Crossing that worldview gap is hard. We want school to impart skills, not make life awkward. And soon a cycle of stereotyping begins.
My column reinforced that cycle. That is my fault. But I stand by my argument: Columbia’s policies also reinforce it. Both of us are in the wrong; I’m just the bigger jackass.
3 Comments
@Russerl Alyona says, ‘Is there a solution to this problem? No, because CU will never give up its quest to present a balanced academic and atheletic portrait to donors. CU will never rescind its membership in the Ivy League in order to entice atheletes from more varied socioeconomic backgrounds with scholarships or financial aid.’
We don’t need to lose our status as a balanced institution. We should still have well-funded teams, but we shouldn’t recruit for them at the expense of students who are significantly better qualified academically and otherwise. If we don’t have lower admissions standards for athletes can we still be in the Ivy League? I’m not sure (it’s not like we’re dominant even with our current athletics program). But who says we would lose out if we didn’t actually play in the Ivy League? I’m sure people would still recognize that Columbia is old and that rich important people have gone here. If we got rid of the current athletic program, people might also see Columbia as institution with the integrity to arrange things on the basis of what is just, not on the basis of what keeps with tradition and gives superficial prestige (I’m assuming it’s more just that the athletes place at Columbia goes to someone with the time and academic ability to use Columbia’s resources). Stanford, MIT, and Caltech have shown that the prestige of being old and Ivy are hardly essential to establishing a big repuation. These universities have far better faculty and students than Ivies like Cornell, Dartmouth, and Brown. What’s important is that Columbia shows itself to have something more than other institutions, and this sort of integrity and forward thinking is one way to show this.
@Alyona Responding to Russerl, I believe that the student-athlete at Columbia has a very unique set of problems that they have to deal with. Specifically, many of these pressures are self-inflicted by the frustration that they cannot get the most out of what Columbia offers because they are always in training.Many athletes at Columbia find it difficult to assume the “student-athlete” role without a certain amount of guilt: with time still limited to 24 hours a day, either the “student” or the “athelete” parts of their dual-identity have to be sacrificed. The sudent-athlete feels proud to be at Columbia, because many of them used high-quality athletics to supplement their application to Ivy League academic institutions, guarenteeing if not great amounts of financial aide, at least a definite job after graduation. They want to succeed, to make friends, enjoy the fullness of CU life, but they cannot due to committment to training. Yet, most feel honor-bound to stay in the program because it was how they got into the school. Thus, the student-athlete sacrifices much of their time to sleeping, classes and sport. Their social circle is limited to friends from John Jay or Carman floormates or teammates.

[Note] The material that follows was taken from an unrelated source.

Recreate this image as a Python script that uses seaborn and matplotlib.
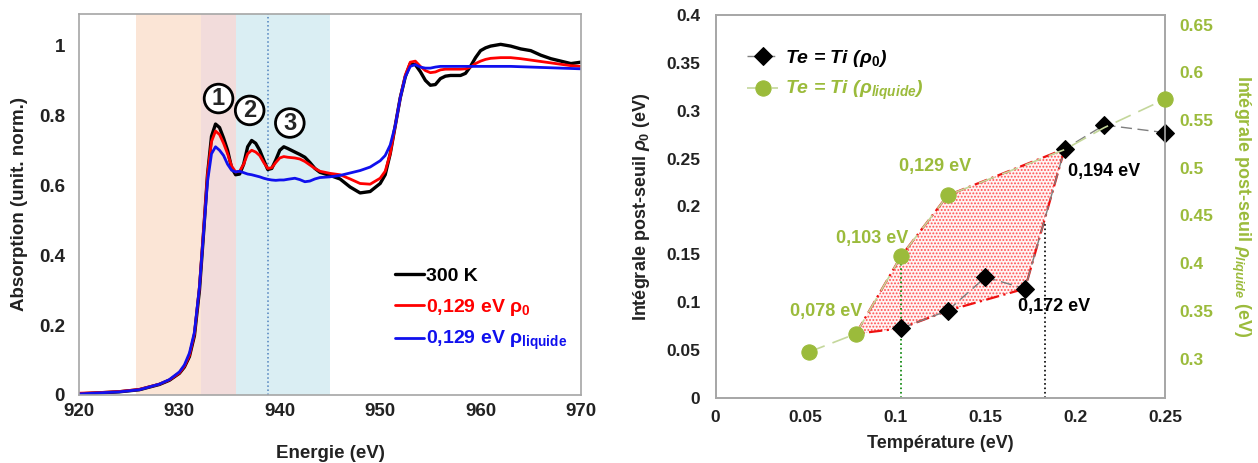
import numpy as np
import pandas as pd
import matplotlib.pyplot as plt
import seaborn as sns

# ---- panel (a) : XANES spectra ----
energie = [920, 922, 924, 926, 928, 929, 930, 930.5, 931, 931.5, 932, 932.4, 932.8,
           933.2, 933.6, 934, 934.4, 934.8, 935.2, 935.6, 936, 936.4, 936.8, 937.2,
           937.6, 938, 938.4, 938.8, 939.2, 939.6, 940, 940.4, 940.8, 941.5, 942,
           942.5, 943, 943.5, 944, 945, 946, 947, 948, 949, 950, 950.5, 951, 951.5,
           952, 952.5, 953, 953.5, 954, 954.5, 955, 955.5, 956, 956.5, 957, 958,
           958.5, 959, 959.5, 960, 960.5, 961, 962, 963, 964, 965, 966, 967, 968,
           969, 970]
abs_300K = [0.003, 0.006, 0.009, 0.015, 0.03, 0.042, 0.062, 0.08, 0.11, 0.17, 0.30,
            0.46, 0.63, 0.74, 0.775, 0.765, 0.735, 0.70, 0.65, 0.63, 0.632, 0.66,
            0.71, 0.728, 0.72, 0.70, 0.672, 0.645, 0.648, 0.672, 0.70, 0.71, 0.705,
            0.695, 0.688, 0.68, 0.665, 0.648, 0.637, 0.628, 0.618, 0.595, 0.578,
            0.582, 0.605, 0.63, 0.69, 0.77, 0.85, 0.91, 0.948, 0.945, 0.925, 0.90,
            0.886, 0.888, 0.905, 0.912, 0.914, 0.914, 0.92, 0.94, 0.965, 0.985,
            0.993, 0.998, 1.003, 0.998, 0.99, 0.985, 0.972, 0.962, 0.955, 0.948, 0.952]
abs_rho0 = [0.005, 0.007, 0.01, 0.016, 0.031, 0.043, 0.063, 0.082, 0.113, 0.175, 0.31,
            0.47, 0.63, 0.725, 0.755, 0.745, 0.72, 0.69, 0.655, 0.638, 0.64, 0.66,
            0.69, 0.70, 0.695, 0.685, 0.665, 0.648, 0.65, 0.665, 0.678, 0.682, 0.68,
            0.678, 0.675, 0.668, 0.658, 0.648, 0.64, 0.634, 0.63, 0.618, 0.605,
            0.603, 0.62, 0.64, 0.69, 0.77, 0.85, 0.915, 0.952, 0.955, 0.94, 0.928,
            0.922, 0.924, 0.93, 0.932, 0.932, 0.932, 0.933, 0.938, 0.948, 0.955,
            0.96, 0.963, 0.965, 0.965, 0.962, 0.958, 0.954, 0.95, 0.946, 0.942, 0.94]
abs_liq = [0.003, 0.006, 0.009, 0.015, 0.031, 0.044, 0.066, 0.086, 0.12, 0.18, 0.31,
           0.46, 0.61, 0.69, 0.71, 0.70, 0.685, 0.66, 0.643, 0.638, 0.64, 0.636,
           0.632, 0.63, 0.627, 0.624, 0.62, 0.617, 0.615, 0.614, 0.615, 0.615, 0.617,
           0.62, 0.616, 0.61, 0.612, 0.618, 0.622, 0.624, 0.628, 0.635, 0.642, 0.652,
           0.67, 0.685, 0.715, 0.77, 0.85, 0.91, 0.94, 0.945, 0.938, 0.935, 0.935,
           0.938, 0.94, 0.94, 0.94, 0.94, 0.94, 0.94, 0.94, 0.94, 0.94, 0.94, 0.94,
           0.94, 0.939, 0.938, 0.937, 0.936, 0.935, 0.934, 0.933]

bandes = [(925.7, 932.2, '#fbe5d6'), (932.2, 935.6, '#f2dcdb'), (935.6, 945.0, '#daeef3')]
e_ligne = 938.8
pics = ['1', '2', '3']
pics_x = [933.9, 937.0, 941.0]
pics_y = [0.848, 0.814, 0.778]

# ---- panel (b) : post-edge integral vs temperature ----
T_rho0 = [0.103, 0.129, 0.150, 0.172, 0.194, 0.216, 0.250]
I_rho0 = [0.0725, 0.091, 0.126, 0.114, 0.260, 0.285, 0.277]
T_liq = [0.052, 0.078, 0.103, 0.129, 0.194, 0.216, 0.250]
I_liq = [0.307, 0.326, 0.407, 0.471, 0.519, 0.542, 0.572]
T_croise = 0.183
I_croise = 0.183

lims_droite = (0.259, 0.66)

sns.set_theme(style='white')
plt.rcParams['font.family'] = ['Liberation Sans', 'DejaVu Sans']
plt.rcParams['font.weight'] = 'bold'
plt.rcParams['axes.labelweight'] = 'bold'
plt.rcParams['mathtext.fontset'] = 'custom'
plt.rcParams['mathtext.rm'] = 'Liberation Sans'
plt.rcParams['mathtext.it'] = 'Liberation Sans:italic'
plt.rcParams['mathtext.bf'] = 'Liberation Sans:bold'
plt.rcParams['hatch.linewidth'] = 0.9
plt.rcParams['hatch.color'] = '#ff5050'

fig = plt.figure(figsize=(12.58, 4.63), dpi=100)
ax1 = fig.add_axes([0.0628, 0.1469, 0.399, 0.823])
ax2 = fig.add_axes([0.5688, 0.141, 0.3576, 0.8266])
ax3 = ax2.twinx()

gris = '#a6a6a6'
vert = '#9bbb3b'

# ================= panel (a) =================
for e0, e1, c in bandes:
    ax1.axvspan(e0, e1, color=c, lw=0, zorder=0)
ax1.axvline(e_ligne, color='#4f81bd', ls=':', lw=1.1, zorder=1)

sns.lineplot(x=energie, y=abs_300K, color='black', lw=2.4, ax=ax1, label='300 K')
sns.lineplot(x=energie, y=abs_rho0, color='red', lw=2.0, ax=ax1,
             label=r'0,129 eV ρ$_{\mathbf{0}}$')
sns.lineplot(x=energie, y=abs_liq, color='#1010ee', lw=2.0, ax=ax1,
             label=r'0,129 eV ρ$_{\mathbf{liquide}}$')

# numéros de pics entourés
for s, x, y in zip(pics, pics_x, pics_y):
    ax1.text(x, y, s, fontsize=17, ha='center', va='center', fontweight='bold',
             bbox=dict(boxstyle='circle,pad=0.12', fc='white', ec='black', lw=2.0))

ax1.set_xlim(920, 970)
ax1.set_ylim(0, 1.09)
ax1.set_xticks([920, 930, 940, 950, 960, 970])
ax1.set_yticks([0, 0.2, 0.4, 0.6, 0.8, 1.0])
ax1.set_yticklabels(['0', '0.2', '0.4', '0.6', '0.8', '1'])
ax1.tick_params(axis='both', length=0, labelsize=13.5, colors='#222222')
ax1.tick_params(axis='x', pad=6)
ax1.tick_params(axis='y', pad=10)
ax1.set_xlabel('Energie (eV)', fontsize=13.5, labelpad=18, color='#222222')
ax1.set_ylabel('Absorption (unit. norm.)', fontsize=13.5, labelpad=8, color='#222222')
for sp in ax1.spines.values():
    sp.set_color(gris)
    sp.set_linewidth(1.2)

leg = ax1.legend(loc='upper left', bbox_to_anchor=(0.63, 0.335), frameon=False,
                 fontsize=14, handlelength=1.5, handletextpad=0.1, labelspacing=0.6,
                 borderpad=0, borderaxespad=0)
for txt, c in zip(leg.get_texts(), ['black', 'red', '#1010ee']):
    txt.set_color(c)
    txt.set_fontweight('bold')

# ================= panel (b) =================
def vers_gauche(v):
    return (v - lims_droite[0]) / (lims_droite[1] - lims_droite[0]) * 0.4

poly_x = [T_liq[1], T_liq[2], T_liq[3], T_rho0[4], T_rho0[3], T_rho0[1], T_rho0[0], T_liq[1]]
poly_y = [vers_gauche(I_liq[1]), vers_gauche(I_liq[2]), vers_gauche(I_liq[3]),
          I_rho0[4], I_rho0[3], I_rho0[1], I_rho0[0], vers_gauche(I_liq[1])]
ax2.fill(poly_x, poly_y, facecolor='#fff4f4', edgecolor='#ff5050', hatch='.....',
         lw=0, zorder=1)
ax2.plot(poly_x, poly_y, color='#ee1111', ls=(0, (6, 2, 1, 2)), lw=1.6, zorder=2)

ax2.vlines(T_liq[2], 0, vers_gauche(I_liq[2]), colors='#008000', linestyles=':', lw=1.2, zorder=2)
ax2.vlines(T_croise, 0, I_croise, colors='black', linestyles=':', lw=1.2, zorder=2)

sns.lineplot(x=T_rho0, y=I_rho0, ax=ax2, color='#7f7f7f', lw=1.0, ls=(0, (8, 4)),
             marker='D', markersize=9, markerfacecolor='black', markeredgecolor='black',
             label=r'Te = Ti ($\rho_{0}$)', legend=False, zorder=4, clip_on=False)
sns.lineplot(x=T_liq, y=I_liq, ax=ax3, color='#c4d79b', lw=1.2, ls=(0, (10, 5)),
             marker='o', markersize=11, markerfacecolor=vert, markeredgecolor=vert,
             markevery=[0, 1, 2, 3, 6], label=r'Te = Ti ($\rho_{liquide}$)',
             legend=False, zorder=3, clip_on=False)

ax2.text(0.0617, 0.0899, '0,078 eV', color=vert, fontsize=13, ha='center', va='center')
ax2.text(0.087, 0.166, '0,103 eV', color=vert, fontsize=13, ha='center', va='center')
ax2.text(0.122, 0.2415, '0,129 eV', color=vert, fontsize=13, ha='center', va='center')
ax2.text(0.216, 0.236, '0,194 eV', color='black', fontsize=13, ha='center', va='center')
ax2.text(0.188, 0.095, '0,172 eV', color='black', fontsize=13, ha='center', va='center')

ax2.set_xlim(0, 0.25)
ax2.set_ylim(0, 0.4)
ax3.set_ylim(*lims_droite)
ax2.set_xticks([0, 0.05, 0.1, 0.15, 0.2, 0.25])
ax2.set_xticklabels(['0', '0.05', '0.1', '0.15', '0.2', '0.25'])
ax2.set_yticks([0, 0.05, 0.1, 0.15, 0.2, 0.25, 0.3, 0.35, 0.4])
ax2.set_yticklabels(['0', '0.05', '0.1', '0.15', '0.2', '0.25', '0.3', '0.35', '0.4'])
ax3.set_yticks([0.3, 0.35, 0.4, 0.45, 0.5, 0.55, 0.6, 0.65])
ax3.set_yticklabels(['0.3', '0.35', '0.4', '0.45', '0.5', '0.55', '0.6', '0.65'])
ax2.tick_params(axis='both', length=0, labelsize=12.5, colors='#222222')
ax2.tick_params(axis='x', pad=9)
ax2.tick_params(axis='y', pad=11)
ax3.tick_params(axis='y', length=0, labelsize=12.5, colors=vert, pad=10)
ax2.set_xlabel('Température (eV)', fontsize=13, labelpad=7, color='#222222')
ax2.set_ylabel(r'Intégrale post-seuil $\rho_{0}$ (eV)', fontsize=13, labelpad=10,
               color='#222222')
ax3.set_ylabel(r'Intégrale post-seuil $\rho_{liquide}$ (eV)', fontsize=13, color=vert,
               rotation=270, labelpad=28)
for a in (ax2, ax3):
    for sp in a.spines.values():
        sp.set_color(gris)
        sp.set_linewidth(1.2)

h2, l2 = ax2.get_legend_handles_labels()
h3, l3 = ax3.get_legend_handles_labels()
leg2 = ax3.legend(h2 + h3, l2 + l3, loc='upper left', bbox_to_anchor=(0.07, 0.915),
                  frameon=False, fontsize=14, handlelength=1.6, handletextpad=0.35,
                  labelspacing=0.55, borderpad=0, borderaxespad=0)
for txt, c in zip(leg2.get_texts(), ['black', vert]):
    txt.set_color(c)
    txt.set_fontstyle('italic')
    txt.set_fontweight('bold')

fig.savefig('out.png', dpi=100)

My major criticism of the athletics offered at CU is that the athletes tend to come from very similar socio-economic backgrounds: no extra financial aide if offered, so most atheletes are from the classes whose parents could afford to support their chuld in increasingly expensive sports programs.
Is there a solution to this problem? No, because CU will never give up its quest to present a balanced academic and atheletic portrait to donors. CU will never rescind its membership in the Ivy League in order to entice atheletes from more varied socioeconomic backgrounds with scholarships or financial aide. What really needs to be done is reorganization of the entire program of CU’s athletics so that students involved can participate fully as students and athletes in the CU Community. I do not know where I would begin with this endeavor: from experience, there is much information and support given to athletes by the admn, but very little of it is utilized (in the tradition of ALL CU students, may I add.) One issue that could be tackled is socializing and utilizing the academic opportunities around town to athletes: I would recommend many more trips organized by the admn to which atheletes could invite their OTHER friends, so that horizons can be broaded , etc etec, and that the athletes would perhaps become less insular. Any other suggestions to how the problem could be fixed? This issue comes up every year, and may debate and talk about the problem, but very few solutions are offered.
@Russerl Instead of ‘Columbia wants dumb jocks’ you could have said ‘Columbia is willing to take lots of dumb jocks for the sake of tradition and for the money it hopes to profit from it’. There is a difference, but I think being willing to take dumb jocks is also objectionable. First, as you say, using athletes to keep the flow of donations going is exploitative (given that lots of students and other people disagree with athletes being here). Second, because this is the sort of tradition that forward thinking universities should have abandoned long ago.
I have nothing against sports, but we need to look at the resources Columbia has. Being in New York City, we will never have the facilities that out-of-town universities of similar wealth can have. Moreover, Columbia has some of the best academic resources in the world (not the least because we have the Met, Moma, Carnegie Hall, etc. so close by). Given these resources, we should endeavor to get undergrads who will actually have the time and inclination to use them. People who are great at sport should go to good colleges, but there are perfectly good colleges that lack Columbia’s academic resources which would work equally well for them. Columbia should use the money it pours into its athletic program and put it towards more important causes. We should give more financial aid to poorer students (NO students should turn down Columbia because they feel they can’t afford it). We should use money to step up the drive to get the best minority students to Columbia, by holding summer programs for high schools and by sending Columbia alums out to schools to promote Columbia and encourage people to apply. Remember, every place at Columbia taken by an athlete could go to someone who will use Columbia’s academic resources and who would greatly benefit from them!